Inequation involving summation

Question

I've been struggling with the following math problem:

Let $a_1,\cdots,a_n\in\mathbb{R}$

Show that $$\left(\frac 1n \sum_{k=1}^n a_k^2\right)^{\frac12} \leq \left(\frac 1n \sum_{k=1}^n a_k^4\right)^{\frac14}$$

I've been able to modify the equation into the following form, but I'm unable to proceed, since I don't know how to modify the summations:

$$\left(\frac 1n \sum_{k=1}^n b^k\right)^2\leq n\sum_{k=1}^nb_k^2$$

where $b_k$ is substituted for $a_k^2$

Could someone guide me through how to deal with those summations? Thanks a lot in advance!

Answer 1

Let $a_i^2=x_i$.

Thus, your inequality it's just Jensen for a convex function $f(x)=x^2:$ $$\frac{x_1^2+...+x_n^2}{n}\geq\left(\frac{x_1+...+x_n}{n}\right)^2.$$ Also, you can use C-S: $$\frac{x_1^2+...+x_n^2}{n}=\frac{1}{n^2}(1^2+...+1^2)(x_1^2+...+x_n^2)\geq\frac{1}{n^2}(x_1+...+x_n)^2.$$

Answer 2

The second inequality you have it is just the fact that the variance of the $b_j$ is non negative.
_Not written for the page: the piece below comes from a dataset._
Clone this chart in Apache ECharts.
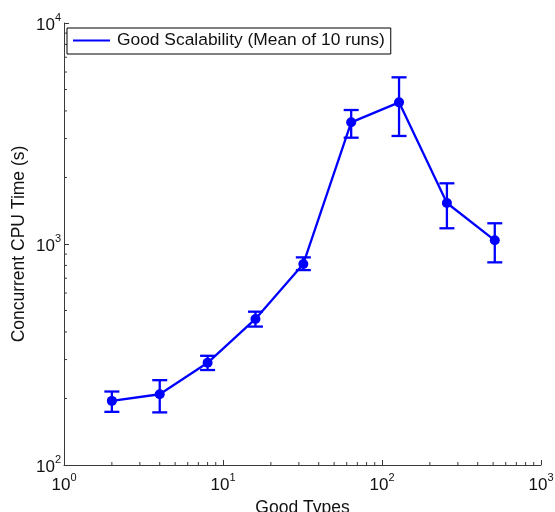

Indeed, let $\overline{b}$ be the arithmetic mean of the $b_j$. The variance of $b_j$ is

$$0\le Var(b_j)=\frac1n \sum_j(\overline{b}-b_j)^2=\frac1n\sum_j(\overline{b}^2-2\overline{b}b_j+b_j^2)$$

Thus $$0\le\overline{b}^2-2\overline{b}\frac1n\sum_j b_j+\frac1n\sum_j b_j^2=\frac1n\left(\sum_j b_j^2\right)- \overline{b}^2$$

which is your thesis.